When the course of action was not presented on a silver platter, as is the case with the European question, Thatcher struggled to find success. Despite campaigning to remain in the EEC in 1975, famously sporting a jumper with the flags of all 9 member states, Thatcher became increasingly Eurosceptic over the course of her tenure. Her most memorable attack on the European Community came in her 1988 Bruges Speech where she called attempts to create a single currency and deepen European integration an attempt to ‘introduce collectivism and corporatism’ and to ‘concentrate power at the centre of a European conglomerate’. The conflict in the Tory party was between those who, remembering the horrors of the Second World War, believed European integration would guarantee peace and those who wanted to defend British sovereignty against the encroachment of Brussels. Adviser to Thatcher Charles Powell asserts that Thatcher ‘had no single, consistent view of Europe throughout her political life’. Instead, she initially supported European integration, conditioned by her growing up during the Second World War, but later, decided that ‘either Europe would have to change direction and slow down progress towards integration’. It was this Eurosceptic shift that led to the infamous resignation speech of Geoffrey Howe as foreign secretary in 1990, where he criticised Thatcher’s failure to join the ERM much earlier in her tenure. The European issue undoubtedly played a key part in Thatcher’s downfall, and was one of the few policy areas where she lacked a consistent conviction on which she could fall back on.
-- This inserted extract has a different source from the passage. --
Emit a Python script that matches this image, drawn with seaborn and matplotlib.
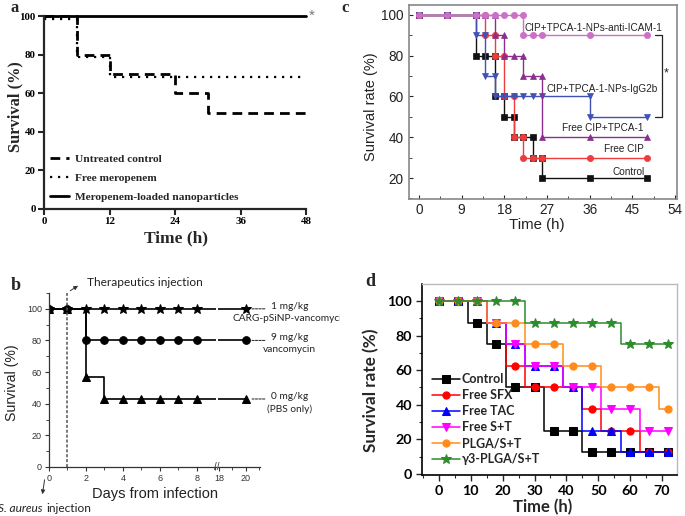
import matplotlib
matplotlib.use('Agg')
import matplotlib.pyplot as plt
import matplotlib.ticker as mticker
from matplotlib.patches import FancyArrowPatch
from matplotlib.font_manager import FontProperties
from matplotlib.transforms import Bbox, TransformedBbox
import seaborn as sns

# ---- panel a: meropenem ----
a_time = [0, 6, 12, 24, 30, 48]
a_control = [100, 80, 70, 60, 50, 50]
a_free = [98.5, 78.5, 68.5, 68.5, 68.5, 68.5]
a_np = [100, 100, 100, 100, 100, 100]
a_labels = ['Untreated control', 'Free meropenem', 'Meropenem-loaded nanoparticles']

# ---- panel b: vancomycin, days ----
b_days = [0, 1, 2, 3, 4, 5, 6, 7, 8, 20]
b_1mg = [100, 100, 100, 100, 100, 100, 100, 100, 100, 100]
b_9mg = [100, 100, 80, 80, 80, 80, 80, 80, 80, 80]
b_0mg = [100, 100, 57, 43, 43, 43, 43, 43, 43, 43]
b_labels = ['1 mg/kg\nCARG-pSiNP-vancomycin', '9 mg/kg\nvancomycin', '0 mg/kg\n(PBS only)']

# ---- panel c: CIP/TPCA-1 ----
c_ctrl_t = [0, 6, 12, 12, 14, 16, 16, 18, 18, 20, 20, 22, 24, 24, 26, 26, 36, 48]
c_ctrl_y = [100, 100, 100, 80, 80, 80, 60, 60, 50, 50, 40, 40, 40, 30, 30, 20, 20, 20]
c_cip_t = [0, 6, 12, 14, 14, 16, 16, 18, 18, 20, 20, 22, 22, 24, 26, 36, 48]
c_cip_y = [100, 100, 100, 100, 90, 90, 80, 80, 60, 60, 40, 40, 30, 30, 30, 30, 30]
c_igg_t = [0, 6, 12, 12, 14, 14, 16, 16, 18, 20, 22, 24, 26, 36, 36, 48]
c_igg_y = [100, 100, 100, 90, 90, 70, 70, 60, 60, 60, 60, 60, 60, 60, 50, 50]
c_free_t = [0, 6, 12, 14, 16, 16, 18, 18, 20, 22, 22, 24, 26, 26, 36, 48]
c_free_y = [100, 100, 100, 100, 100, 90, 90, 80, 80, 80, 70, 70, 70, 40, 40, 40]
c_icam_t = [0, 6, 12, 14, 16, 18, 20, 22, 22, 24, 26, 36, 48]
c_icam_y = [100, 100, 100, 100, 100, 100, 100, 100, 90, 90, 90, 90, 90]

# ---- panel d: SFX/TAC ----
d_time = [0, 6, 12, 18, 24, 30, 36, 42, 48, 54, 60, 66, 72]
d_control = [100, 100, 87.5, 75, 50, 50, 25, 25, 12.5, 12.5, 12.5, 12.5, 12.5]
d_sfx = [100, 100, 100, 87.5, 62.5, 50, 50, 50, 37.5, 25, 25, 12.5, 12.5]
d_tac = [100, 100, 100, 87.5, 75, 62.5, 62.5, 50, 25, 25, 12.5, 12.5, 12.5]
d_st = [100, 100, 100, 87.5, 75, 62.5, 62.5, 50, 50, 37.5, 37.5, 25, 25]
d_plga = [100, 100, 100, 87.5, 87.5, 75, 75, 62.5, 62.5, 50, 50, 50, 37.5]
d_g3 = [100, 100, 100, 100, 100, 87.5, 87.5, 87.5, 87.5, 87.5, 75, 75, 75]
d_labels = ['Control', 'Free SFX', 'Free TAC', 'Free S+T', 'PLGA/S+T', 'γ3-PLGA/S+T']

sns.set_style('ticks')
plt.rcParams['font.family'] = ['Liberation Sans', 'DejaVu Sans']

W, H = 685, 516
fig = plt.figure(figsize=(W / 100, H / 100), dpi=100)


def box(x0, y0, x1, y1):
    return fig.add_axes([x0 / W, 1 - y1 / H, (x1 - x0) / W, (y1 - y0) / H])


def px(x, y):
    return x / W, 1 - y / H


def style_ticks(ax, fp, color='black'):
    for lab in ax.get_xticklabels() + ax.get_yticklabels():
        lab.set_fontproperties(fp)
        lab.set_color(color)


serif_b = lambda s: FontProperties(family='Liberation Serif', weight='bold', size=s)
arial = lambda s: FontProperties(family='Liberation Sans', size=s)
calib = lambda s, st='normal': FontProperties(family=['Lato', 'DejaVu Sans'], size=s, style=st)
calib_b = lambda s: FontProperties(family=['Lato', 'DejaVu Sans'], weight='bold', size=s)

# ================= panel a =================
ax = box(44, 16, 306, 209)
a_styles = [((3.5, 2.2), 2.0), ((1, 2.6), 1.6), ('', 2.0)]
for vals, lab, (dsh, lw) in zip([a_control, a_free, a_np], a_labels, a_styles):
    sns.lineplot(x=a_time, y=vals, color='black', lw=lw, drawstyle='steps-post',
                 estimator=None, label=lab, ax=ax,
                 linestyle='-' if dsh == '' else (0, dsh))
for ln in ax.lines:
    ln.set_clip_on(False)
ax.set_xlim(0, 48)
ax.set_ylim(0, 100)
ax.set_xticks([0, 12, 24, 36, 48])
ax.set_yticks(range(0, 101, 20))
sns.despine(ax=ax)
for s in ['left', 'bottom']:
    ax.spines[s].set_linewidth(1.6)
ax.tick_params(direction='out', length=4, width=1.5, pad=2)
style_ticks(ax, serif_b(7.8))
ax.set_xlabel('')
ax.set_ylabel('')
ax.legend(loc='lower left', bbox_to_anchor=(-0.015, -0.015), frameon=False,
          prop=serif_b(8.2), handlelength=1.6, labelspacing=0.78, handletextpad=0.6)
ax.text(48.6, 100, '*', fontsize=11, color='#777777', va='center', ha='left')
fig.text(*px(15, 107), 'Survival (%)', rotation=90, ha='center', va='center',
         fontproperties=serif_b(11.8))
fig.text(*px(176, 238), 'Time (h)', ha='center', va='center', fontproperties=serif_b(12.5))
fig.text(*px(15, 8), 'a', ha='center', va='center', fontproperties=serif_b(12))

# ================= panel b =================
axl = box(49, 293, 216, 467)
axr = box(218, 293, 260, 467)
b_marks = ['*', 'o', '^']
for axb in (axl, axr):
    for vals, m in zip([b_1mg, b_9mg, b_0mg], b_marks):
        sns.lineplot(x=b_days, y=vals, color='black', lw=1.2, drawstyle='steps-post',
                     estimator=None, marker=m, markersize=7 if m == '*' else 5.5,
                     mec='black', ax=axb)
    axb.set_ylim(0, 110)
    axb.set_xlabel('')
    axb.set_ylabel('')
    axb.tick_params(direction='out', length=3, width=0.8, colors='#333333', pad=2)
    axb.tick_params(which='minor', direction='out', length=2, width=0.6)
axl.set_xlim(0, 9.03)
axr.set_xlim(17.93, 21.04)
axl.set_xticks([0, 2, 4, 6, 8])
axl.xaxis.set_minor_locator(mticker.MultipleLocator(1))
axl.set_yticks(range(0, 101, 20))
axl.yaxis.set_minor_locator(mticker.MultipleLocator(10))
axr.set_xticks([18, 20])
axr.set_xticks([19, 21], minor=True)
axr.set_yticks([])
for s in ['top', 'right']:
    axl.spines[s].set_visible(False)
for s in ['top', 'right', 'left']:
    axr.spines[s].set_visible(False)
for axb in (axl, axr):
    for s in ['left', 'bottom']:
        axb.spines[s].set_linewidth(0.9)
        axb.spines[s].set_color('#333333')
    style_ticks(axb, arial(6.5), '#333333')
axl.axvline(1, ymin=0, ymax=1, color='#555555', lw=1.1, ls=(0, (2, 1.2)))
fig.text(*px(217, 467), '//', fontsize=7, ha='center', va='center', color='#333333')
for vals, lab in zip([b_1mg, b_9mg, b_0mg], b_labels):
    axr.annotate('', xy=(b_days[-1] + 0.25, vals[-1]), xytext=(21.6, vals[-1]),
                 arrowprops=dict(arrowstyle='-', ls=(0, (2, 1.2)), lw=0.8, color='#333333'),
                 annotation_clip=False)
    t = axr.text(23.25, vals[-1] + 4.5, lab, ha='center', va='top', linespacing=1.45,
                 fontproperties=calib(7.3), color='#222222')
    t.set_clip_box(TransformedBbox(Bbox([[0, 0], [340 / W, 1]]), fig.transFigure))
    t.set_clip_on(True)
axl.annotate('', xy=(1.7, 115.5), xytext=(1.02, 110.5),
             arrowprops=dict(arrowstyle='-|>', lw=0.7, color='#333333', mutation_scale=6),
             annotation_clip=False)
axl.text(2.05, 116.5, 'Therapeutics injection', ha='left', va='center',
         fontproperties=calib(8.6), color='#222222', clip_on=False)
fig.text(*px(12, 383), 'Survival (%)', rotation=90, ha='center', va='center',
         fontproperties=arial(10.2), color='#222222')
fig.text(*px(155, 494), 'Days from infection', ha='center', va='center',
         fontproperties=arial(10.5), color='#222222')
fig.add_artist(FancyArrowPatch(px(45, 477), px(42, 497), transform=fig.transFigure,
                               arrowstyle='-|>', mutation_scale=6, lw=0.7, color='#333333'))
fig.text(*px(43, 508), 'S. aureus', ha='right', va='center',
         fontproperties=calib(8.6, 'italic'), color='#222222')
fig.text(*px(46, 508), 'injection', ha='left', va='center',
         fontproperties=calib(8.6), color='#222222')
fig.text(*px(16, 286), 'b', ha='center', va='center', fontproperties=serif_b(13))

# ================= panel c =================
ax = box(409, 5, 677, 199)
c_series = [
    (c_ctrl_t, c_ctrl_y, 's', '#111111'),
    (c_cip_t, c_cip_y, 'o', '#ee3b3b'),
    (c_igg_t, c_igg_y, 'v', '#3f51b5'),
    (c_free_t, c_free_y, '^', '#8b2f8f'),
    (c_icam_t, c_icam_y, 'o', '#cc6fc6'),
]
for t, y, m, col in c_series:
    sns.lineplot(x=t, y=y, estimator=None, sort=False, marker=m, color=col, lw=1.0,
                 markersize=4.5, mec=col, mew=0.5, ax=ax)
ax.set_xlim(-2.1, 54.4)
ax.set_ylim(9.7, 104.9)
ax.set_xticks(range(0, 55, 9))
ax.xaxis.set_minor_locator(mticker.MultipleLocator(4.5))
ax.set_yticks(range(20, 101, 20))
ax.yaxis.set_minor_locator(mticker.MultipleLocator(10))
ax.tick_params(direction='in', length=3, width=0.8, pad=4)
ax.tick_params(axis='x', pad=3)
ax.tick_params(which='minor', direction='in', length=2, width=0.6)
for s in ax.spines.values():
    s.set_color('#888888')
    s.set_linewidth(1.2)
style_ticks(ax, arial(9.8), '#222222')
ax.set_xlabel('')
ax.set_ylabel('')
ax.text(22.2, 93.6, 'CIP+TPCA-1-NPs-anti-ICAM-1', ha='left', va='center',
        fontproperties=arial(7.2), color='#222222')
ax.text(26.8, 63.7, 'CIP+TPCA-1-NPs-IgG2b', ha='left', va='center',
        fontproperties=arial(7.2), color='#222222')
ax.text(47.4, 44.6, 'Free CIP+TPCA-1', ha='right', va='center',
        fontproperties=arial(7.2), color='#222222')
ax.text(47.4, 34.3, 'Free CIP', ha='right', va='center',
        fontproperties=arial(7.2), color='#222222')
ax.text(47.6, 22.8, 'Control', ha='right', va='center',
        fontproperties=arial(7.2), color='#222222')
x_end = c_icam_t[-1]
ax.plot([x_end + 1.7, x_end + 3.2, x_end + 3.2, x_end + 1.7],
        [c_icam_y[-1], c_icam_y[-1], c_igg_y[-1], c_igg_y[-1]],
        color='#222222', lw=0.9, clip_on=False)
ax.text(x_end + 4.2, (c_icam_y[-1] + c_igg_y[-1]) / 2 + 1.5, '*', ha='center', va='center',
        fontsize=9, color='#222222')
fig.text(*px(371, 107), 'Survival rate (%)', rotation=90, ha='center', va='center',
         fontproperties=arial(10.5), color='#222222')
fig.text(*px(537, 225), 'Time (h)', ha='center', va='center',
         fontproperties=arial(10.8), color='#222222')
fig.text(*px(345, 8), 'c', ha='center', va='center', fontproperties=serif_b(12))

# ================= panel d =================
ax = box(422, 284, 677, 475)
d_marks = ['s', 'o', '^', 'v', 'o', '*']
d_cols = ['#000000', '#ff0000', '#0000ff', '#ff00ff', '#ff8c1a', '#2e8b2e']
for vals, lab, m, col in zip([d_control, d_sfx, d_tac, d_st, d_plga, d_g3], d_labels, d_marks, d_cols):
    sns.lineplot(x=d_time, y=vals, estimator=None, drawstyle='steps-mid', marker=m,
                 color=col, lw=1.1, markersize=7.5 if m == '*' else 5.2, mec=col,
                 label=lab, ax=ax)
ax.set_xlim(-5.3, 74.7)
ax.set_ylim(-0.6, 109.8)
ax.set_xticks(range(0, 71, 10))
ax.xaxis.set_minor_locator(mticker.MultipleLocator(5))
ax.set_yticks(range(0, 101, 20))
ax.yaxis.set_minor_locator(mticker.MultipleLocator(10))
ax.tick_params(direction='out', length=4, width=1.0, pad=3)
ax.tick_params(which='minor', direction='out', length=2.5, width=0.8)
for s in ['left', 'bottom']:
    ax.spines[s].set_color('black')
    ax.spines[s].set_linewidth(1.2)
for s in ['top', 'right']:
    ax.spines[s].set_color('#bbbbbb')
    ax.spines[s].set_linewidth(1.0)
style_ticks(ax, calib_b(10.3), 'black')
ax.set_xlabel('')
ax.set_ylabel('')
ax.legend(loc='lower left', bbox_to_anchor=(0.0, 0.0), frameon=False,
          prop=calib_b(9), handlelength=2.2, labelspacing=0.32, handletextpad=0.2,
          borderpad=0.3)
fig.text(*px(371, 390), 'Survival rate (%)', rotation=90, ha='center', va='center',
         fontproperties=calib_b(12.3))
fig.text(*px(543, 507), 'Time (h)', ha='center', va='center', fontproperties=calib_b(12))
fig.text(*px(370, 281), 'd', ha='center', va='center', fontproperties=serif_b(13))

fig.savefig('out.png', dpi=100)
Margaret Thatcher was undeniably one of the most successful British prime ministers in the post-Second World War period. She dominated both her party and the nation for over a decade by way of political guile, sheer determination and self-assurance. Her ability to seize upon any opportunity presented to her, whether the Winter of Discontent or the Falklands War, provided her the political capital with which she could implement her ideological vision. Enduring reforms such as privatisation, the sale of council housing and the curbing of union power are all instances of the neoliberal agenda being successfully, though not wholly, implemented. A transformation of how Britain was perceived on the global stage both at home and abroad in the Falklands War was perhaps Thatcher’s most memorable success. Though issues like the poll tax and Europe eventually led to her downfall, Britain’s economic, political and global position had, by 1990, been transformed beyond recognition in Thatcher’s image.